START Material for the task
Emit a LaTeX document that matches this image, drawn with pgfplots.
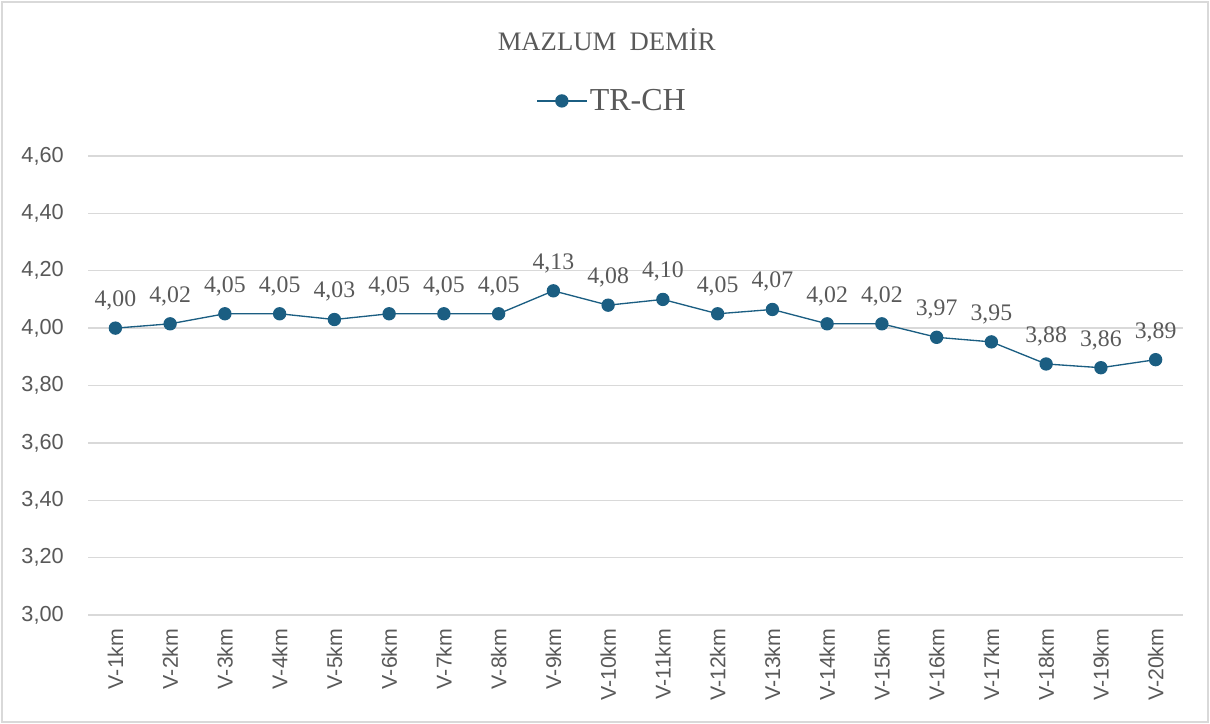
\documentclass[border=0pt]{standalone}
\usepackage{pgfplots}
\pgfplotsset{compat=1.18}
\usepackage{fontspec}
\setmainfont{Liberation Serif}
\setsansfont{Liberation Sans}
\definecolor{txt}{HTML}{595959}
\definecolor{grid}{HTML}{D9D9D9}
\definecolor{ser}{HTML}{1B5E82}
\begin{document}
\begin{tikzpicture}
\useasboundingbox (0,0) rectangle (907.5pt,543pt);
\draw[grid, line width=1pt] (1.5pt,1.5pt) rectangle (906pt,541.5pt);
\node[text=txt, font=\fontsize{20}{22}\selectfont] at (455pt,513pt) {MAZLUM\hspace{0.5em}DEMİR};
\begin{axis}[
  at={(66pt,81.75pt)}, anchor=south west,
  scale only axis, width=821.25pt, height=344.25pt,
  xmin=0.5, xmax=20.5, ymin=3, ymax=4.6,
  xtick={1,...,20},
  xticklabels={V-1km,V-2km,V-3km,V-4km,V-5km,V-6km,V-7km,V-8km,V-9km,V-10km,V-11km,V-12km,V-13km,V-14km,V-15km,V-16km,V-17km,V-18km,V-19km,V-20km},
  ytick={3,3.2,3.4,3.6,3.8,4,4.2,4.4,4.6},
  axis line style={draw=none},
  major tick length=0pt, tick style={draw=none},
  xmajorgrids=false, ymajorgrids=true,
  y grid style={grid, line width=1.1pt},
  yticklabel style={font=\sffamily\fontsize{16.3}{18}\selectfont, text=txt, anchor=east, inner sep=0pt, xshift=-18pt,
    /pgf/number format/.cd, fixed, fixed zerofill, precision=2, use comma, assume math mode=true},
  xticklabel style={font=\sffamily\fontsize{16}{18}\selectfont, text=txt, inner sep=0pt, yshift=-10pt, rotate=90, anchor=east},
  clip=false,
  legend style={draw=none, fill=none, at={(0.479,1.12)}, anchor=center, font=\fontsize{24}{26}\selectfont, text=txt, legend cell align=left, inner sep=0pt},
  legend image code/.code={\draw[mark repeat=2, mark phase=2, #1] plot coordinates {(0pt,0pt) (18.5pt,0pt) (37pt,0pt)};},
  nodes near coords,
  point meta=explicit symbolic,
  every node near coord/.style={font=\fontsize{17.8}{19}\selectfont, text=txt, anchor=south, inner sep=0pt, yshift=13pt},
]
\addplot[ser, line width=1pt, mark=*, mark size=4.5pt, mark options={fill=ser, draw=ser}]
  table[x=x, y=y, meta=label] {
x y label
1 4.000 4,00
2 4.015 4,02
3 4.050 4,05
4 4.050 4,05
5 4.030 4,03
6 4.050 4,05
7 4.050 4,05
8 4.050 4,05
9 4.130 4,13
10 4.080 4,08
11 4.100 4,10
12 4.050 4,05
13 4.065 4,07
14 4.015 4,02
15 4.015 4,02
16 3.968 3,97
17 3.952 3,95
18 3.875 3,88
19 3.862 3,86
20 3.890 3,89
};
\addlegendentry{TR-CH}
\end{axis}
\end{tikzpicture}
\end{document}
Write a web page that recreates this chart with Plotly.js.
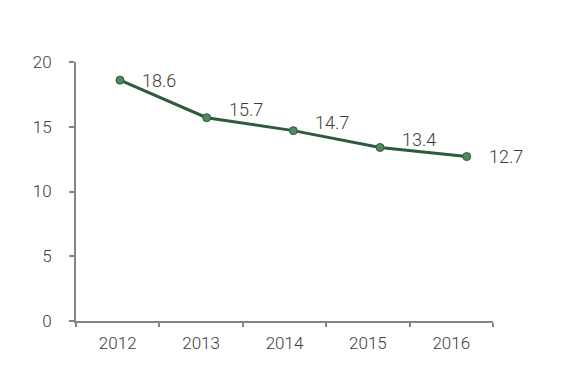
END Material for the task
◆ To do
Transcribe the records above verbatim. Do not carry over any picture.

◆ Solution to the exercise
Emit a LaTeX document that matches this image, drawn with pgfplots.
\documentclass[border=0pt]{standalone}
\usepackage{pgfplots}
\pgfplotsset{compat=1.18}
\usepackage{fontspec}
\setmainfont{Liberation Serif}
\setsansfont{Liberation Sans}
\definecolor{txt}{HTML}{595959}
\definecolor{grid}{HTML}{D9D9D9}
\definecolor{ser}{HTML}{1B5E82}
\begin{document}
\begin{tikzpicture}
\useasboundingbox (0,0) rectangle (907.5pt,543pt);
\draw[grid, line width=1pt] (1.5pt,1.5pt) rectangle (906pt,541.5pt);
\node[text=txt, font=\fontsize{20}{22}\selectfont] at (455pt,513pt) {MAZLUM\hspace{0.5em}DEMİR};
\begin{axis}[
  at={(66pt,81.75pt)}, anchor=south west,
  scale only axis, width=821.25pt, height=344.25pt,
  xmin=0.5, xmax=20.5, ymin=3, ymax=4.6,
  xtick={1,...,20},
  xticklabels={V-1km,V-2km,V-3km,V-4km,V-5km,V-6km,V-7km,V-8km,V-9km,V-10km,V-11km,V-12km,V-13km,V-14km,V-15km,V-16km,V-17km,V-18km,V-19km,V-20km},
  ytick={3,3.2,3.4,3.6,3.8,4,4.2,4.4,4.6},
  axis line style={draw=none},
  major tick length=0pt, tick style={draw=none},
  xmajorgrids=false, ymajorgrids=true,
  y grid style={grid, line width=1.1pt},
  yticklabel style={font=\sffamily\fontsize{16.3}{18}\selectfont, text=txt, anchor=east, inner sep=0pt, xshift=-18pt,
    /pgf/number format/.cd, fixed, fixed zerofill, precision=2, use comma, assume math mode=true},
  xticklabel style={font=\sffamily\fontsize{16}{18}\selectfont, text=txt, inner sep=0pt, yshift=-10pt, rotate=90, anchor=east},
  clip=false,
  legend style={draw=none, fill=none, at={(0.479,1.12)}, anchor=center, font=\fontsize{24}{26}\selectfont, text=txt, legend cell align=left, inner sep=0pt},
  legend image code/.code={\draw[mark repeat=2, mark phase=2, #1] plot coordinates {(0pt,0pt) (18.5pt,0pt) (37pt,0pt)};},
  nodes near coords,
  point meta=explicit symbolic,
  every node near coord/.style={font=\fontsize{17.8}{19}\selectfont, text=txt, anchor=south, inner sep=0pt, yshift=13pt},
]
\addplot[ser, line width=1pt, mark=*, mark size=4.5pt, mark options={fill=ser, draw=ser}]
  table[x=x, y=y, meta=label] {
x y label
1 4.000 4,00
2 4.015 4,02
3 4.050 4,05
4 4.050 4,05
5 4.030 4,03
6 4.050 4,05
7 4.050 4,05
8 4.050 4,05
9 4.130 4,13
10 4.080 4,08
11 4.100 4,10
12 4.050 4,05
13 4.065 4,07
14 4.015 4,02
15 4.015 4,02
16 3.968 3,97
17 3.952 3,95
18 3.875 3,88
19 3.862 3,86
20 3.890 3,89
};
\addlegendentry{TR-CH}
\end{axis}
\end{tikzpicture}
\end{document}
Write a web page that recreates this chart with Plotly.js.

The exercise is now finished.